**OBJECTIVE**
Your task is to print all of the material verbatim.
■ ■ ■ ■ ■ ■ ■
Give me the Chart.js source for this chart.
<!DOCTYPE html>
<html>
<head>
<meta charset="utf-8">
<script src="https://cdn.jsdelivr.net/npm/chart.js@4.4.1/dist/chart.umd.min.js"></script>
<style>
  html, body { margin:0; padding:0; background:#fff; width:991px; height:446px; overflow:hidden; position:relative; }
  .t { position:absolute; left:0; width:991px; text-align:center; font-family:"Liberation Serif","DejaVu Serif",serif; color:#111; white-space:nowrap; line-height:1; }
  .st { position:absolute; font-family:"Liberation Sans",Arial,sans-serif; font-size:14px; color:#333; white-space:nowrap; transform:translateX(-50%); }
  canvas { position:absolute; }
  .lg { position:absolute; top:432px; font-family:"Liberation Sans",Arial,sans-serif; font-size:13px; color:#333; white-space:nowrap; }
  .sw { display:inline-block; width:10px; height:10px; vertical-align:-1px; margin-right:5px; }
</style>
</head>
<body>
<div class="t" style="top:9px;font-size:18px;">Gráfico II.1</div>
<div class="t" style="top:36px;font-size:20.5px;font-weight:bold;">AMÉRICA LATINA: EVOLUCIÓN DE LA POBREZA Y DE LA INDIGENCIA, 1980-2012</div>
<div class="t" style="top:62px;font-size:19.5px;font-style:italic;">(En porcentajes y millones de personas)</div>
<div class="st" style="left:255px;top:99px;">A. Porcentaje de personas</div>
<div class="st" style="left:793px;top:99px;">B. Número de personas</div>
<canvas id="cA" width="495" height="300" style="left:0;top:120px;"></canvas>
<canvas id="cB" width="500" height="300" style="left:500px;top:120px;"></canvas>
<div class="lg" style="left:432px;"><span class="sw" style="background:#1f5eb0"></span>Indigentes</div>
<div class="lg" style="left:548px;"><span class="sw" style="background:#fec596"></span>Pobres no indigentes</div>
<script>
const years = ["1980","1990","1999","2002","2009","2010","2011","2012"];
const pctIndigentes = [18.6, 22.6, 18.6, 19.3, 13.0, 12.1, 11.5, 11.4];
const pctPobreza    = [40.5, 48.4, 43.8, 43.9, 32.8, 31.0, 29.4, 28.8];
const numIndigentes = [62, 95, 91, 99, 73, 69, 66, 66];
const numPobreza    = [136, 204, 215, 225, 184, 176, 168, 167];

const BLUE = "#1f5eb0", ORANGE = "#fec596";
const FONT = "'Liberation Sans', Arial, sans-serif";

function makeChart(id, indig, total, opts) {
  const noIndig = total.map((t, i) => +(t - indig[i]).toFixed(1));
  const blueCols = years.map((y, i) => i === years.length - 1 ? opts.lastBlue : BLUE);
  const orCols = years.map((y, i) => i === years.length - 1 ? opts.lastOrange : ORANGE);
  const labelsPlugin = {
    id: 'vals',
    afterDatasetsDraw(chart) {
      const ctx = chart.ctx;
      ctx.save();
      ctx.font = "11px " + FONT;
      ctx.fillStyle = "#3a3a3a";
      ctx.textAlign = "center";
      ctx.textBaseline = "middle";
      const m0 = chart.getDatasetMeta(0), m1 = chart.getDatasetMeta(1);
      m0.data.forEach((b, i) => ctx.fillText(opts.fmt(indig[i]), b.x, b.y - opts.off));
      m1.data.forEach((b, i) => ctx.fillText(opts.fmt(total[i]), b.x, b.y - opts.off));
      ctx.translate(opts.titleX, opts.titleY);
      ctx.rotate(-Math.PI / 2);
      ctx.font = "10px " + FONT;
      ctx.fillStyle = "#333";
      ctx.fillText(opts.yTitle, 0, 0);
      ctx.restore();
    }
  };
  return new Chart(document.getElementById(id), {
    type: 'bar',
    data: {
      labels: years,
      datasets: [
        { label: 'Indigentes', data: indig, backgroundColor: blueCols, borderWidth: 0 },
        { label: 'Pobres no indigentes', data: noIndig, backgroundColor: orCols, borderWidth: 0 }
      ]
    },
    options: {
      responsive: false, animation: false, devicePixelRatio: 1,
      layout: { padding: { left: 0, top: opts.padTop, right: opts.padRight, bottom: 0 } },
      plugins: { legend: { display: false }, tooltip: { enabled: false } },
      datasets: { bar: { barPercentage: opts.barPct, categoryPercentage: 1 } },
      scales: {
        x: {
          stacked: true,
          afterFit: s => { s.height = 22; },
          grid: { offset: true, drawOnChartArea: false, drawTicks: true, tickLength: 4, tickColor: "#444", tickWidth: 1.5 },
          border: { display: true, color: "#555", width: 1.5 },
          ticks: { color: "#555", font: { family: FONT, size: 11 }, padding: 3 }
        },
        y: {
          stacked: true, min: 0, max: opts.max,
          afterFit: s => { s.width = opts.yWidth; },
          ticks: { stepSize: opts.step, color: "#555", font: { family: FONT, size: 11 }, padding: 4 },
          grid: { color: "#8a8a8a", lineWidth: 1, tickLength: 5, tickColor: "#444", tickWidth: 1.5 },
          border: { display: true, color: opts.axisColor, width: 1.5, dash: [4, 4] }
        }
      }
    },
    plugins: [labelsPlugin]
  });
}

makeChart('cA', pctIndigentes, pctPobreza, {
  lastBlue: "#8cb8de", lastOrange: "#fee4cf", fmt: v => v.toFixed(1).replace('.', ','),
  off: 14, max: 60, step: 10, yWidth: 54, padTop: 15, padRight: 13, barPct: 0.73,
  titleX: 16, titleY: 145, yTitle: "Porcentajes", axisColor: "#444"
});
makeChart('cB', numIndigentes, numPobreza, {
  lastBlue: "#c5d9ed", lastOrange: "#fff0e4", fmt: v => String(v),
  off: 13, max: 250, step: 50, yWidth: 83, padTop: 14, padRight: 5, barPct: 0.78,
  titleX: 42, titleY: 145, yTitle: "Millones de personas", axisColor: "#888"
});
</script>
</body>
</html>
■ ■ ■ ■ ■ ■ ■
**WRITTEN SOLUTION**
Give me the Chart.js source for this chart.
<!DOCTYPE html>
<html>
<head>
<meta charset="utf-8">
<script src="https://cdn.jsdelivr.net/npm/chart.js@4.4.1/dist/chart.umd.min.js"></script>
<style>
  html, body { margin:0; padding:0; background:#fff; width:991px; height:446px; overflow:hidden; position:relative; }
  .t { position:absolute; left:0; width:991px; text-align:center; font-family:"Liberation Serif","DejaVu Serif",serif; color:#111; white-space:nowrap; line-height:1; }
  .st { position:absolute; font-family:"Liberation Sans",Arial,sans-serif; font-size:14px; color:#333; white-space:nowrap; transform:translateX(-50%); }
  canvas { position:absolute; }
  .lg { position:absolute; top:432px; font-family:"Liberation Sans",Arial,sans-serif; font-size:13px; color:#333; white-space:nowrap; }
  .sw { display:inline-block; width:10px; height:10px; vertical-align:-1px; margin-right:5px; }
</style>
</head>
<body>
<div class="t" style="top:9px;font-size:18px;">Gráfico II.1</div>
<div class="t" style="top:36px;font-size:20.5px;font-weight:bold;">AMÉRICA LATINA: EVOLUCIÓN DE LA POBREZA Y DE LA INDIGENCIA, 1980-2012</div>
<div class="t" style="top:62px;font-size:19.5px;font-style:italic;">(En porcentajes y millones de personas)</div>
<div class="st" style="left:255px;top:99px;">A. Porcentaje de personas</div>
<div class="st" style="left:793px;top:99px;">B. Número de personas</div>
<canvas id="cA" width="495" height="300" style="left:0;top:120px;"></canvas>
<canvas id="cB" width="500" height="300" style="left:500px;top:120px;"></canvas>
<div class="lg" style="left:432px;"><span class="sw" style="background:#1f5eb0"></span>Indigentes</div>
<div class="lg" style="left:548px;"><span class="sw" style="background:#fec596"></span>Pobres no indigentes</div>
<script>
const years = ["1980","1990","1999","2002","2009","2010","2011","2012"];
const pctIndigentes = [18.6, 22.6, 18.6, 19.3, 13.0, 12.1, 11.5, 11.4];
const pctPobreza    = [40.5, 48.4, 43.8, 43.9, 32.8, 31.0, 29.4, 28.8];
const numIndigentes = [62, 95, 91, 99, 73, 69, 66, 66];
const numPobreza    = [136, 204, 215, 225, 184, 176, 168, 167];

const BLUE = "#1f5eb0", ORANGE = "#fec596";
const FONT = "'Liberation Sans', Arial, sans-serif";

function makeChart(id, indig, total, opts) {
  const noIndig = total.map((t, i) => +(t - indig[i]).toFixed(1));
  const blueCols = years.map((y, i) => i === years.length - 1 ? opts.lastBlue : BLUE);
  const orCols = years.map((y, i) => i === years.length - 1 ? opts.lastOrange : ORANGE);
  const labelsPlugin = {
    id: 'vals',
    afterDatasetsDraw(chart) {
      const ctx = chart.ctx;
      ctx.save();
      ctx.font = "11px " + FONT;
      ctx.fillStyle = "#3a3a3a";
      ctx.textAlign = "center";
      ctx.textBaseline = "middle";
      const m0 = chart.getDatasetMeta(0), m1 = chart.getDatasetMeta(1);
      m0.data.forEach((b, i) => ctx.fillText(opts.fmt(indig[i]), b.x, b.y - opts.off));
      m1.data.forEach((b, i) => ctx.fillText(opts.fmt(total[i]), b.x, b.y - opts.off));
      ctx.translate(opts.titleX, opts.titleY);
      ctx.rotate(-Math.PI / 2);
      ctx.font = "10px " + FONT;
      ctx.fillStyle = "#333";
      ctx.fillText(opts.yTitle, 0, 0);
      ctx.restore();
    }
  };
  return new Chart(document.getElementById(id), {
    type: 'bar',
    data: {
      labels: years,
      datasets: [
        { label: 'Indigentes', data: indig, backgroundColor: blueCols, borderWidth: 0 },
        { label: 'Pobres no indigentes', data: noIndig, backgroundColor: orCols, borderWidth: 0 }
      ]
    },
    options: {
      responsive: false, animation: false, devicePixelRatio: 1,
      layout: { padding: { left: 0, top: opts.padTop, right: opts.padRight, bottom: 0 } },
      plugins: { legend: { display: false }, tooltip: { enabled: false } },
      datasets: { bar: { barPercentage: opts.barPct, categoryPercentage: 1 } },
      scales: {
        x: {
          stacked: true,
          afterFit: s => { s.height = 22; },
          grid: { offset: true, drawOnChartArea: false, drawTicks: true, tickLength: 4, tickColor: "#444", tickWidth: 1.5 },
          border: { display: true, color: "#555", width: 1.5 },
          ticks: { color: "#555", font: { family: FONT, size: 11 }, padding: 3 }
        },
        y: {
          stacked: true, min: 0, max: opts.max,
          afterFit: s => { s.width = opts.yWidth; },
          ticks: { stepSize: opts.step, color: "#555", font: { family: FONT, size: 11 }, padding: 4 },
          grid: { color: "#8a8a8a", lineWidth: 1, tickLength: 5, tickColor: "#444", tickWidth: 1.5 },
          border: { display: true, color: opts.axisColor, width: 1.5, dash: [4, 4] }
        }
      }
    },
    plugins: [labelsPlugin]
  });
}

makeChart('cA', pctIndigentes, pctPobreza, {
  lastBlue: "#8cb8de", lastOrange: "#fee4cf", fmt: v => v.toFixed(1).replace('.', ','),
  off: 14, max: 60, step: 10, yWidth: 54, padTop: 15, padRight: 13, barPct: 0.73,
  titleX: 16, titleY: 145, yTitle: "Porcentajes", axisColor: "#444"
});
makeChart('cB', numIndigentes, numPobreza, {
  lastBlue: "#c5d9ed", lastOrange: "#fff0e4", fmt: v => String(v),
  off: 13, max: 250, step: 50, yWidth: 83, padTop: 14, padRight: 5, barPct: 0.78,
  titleX: 42, titleY: 145, yTitle: "Millones de personas", axisColor: "#888"
});
</script>
</body>
</html>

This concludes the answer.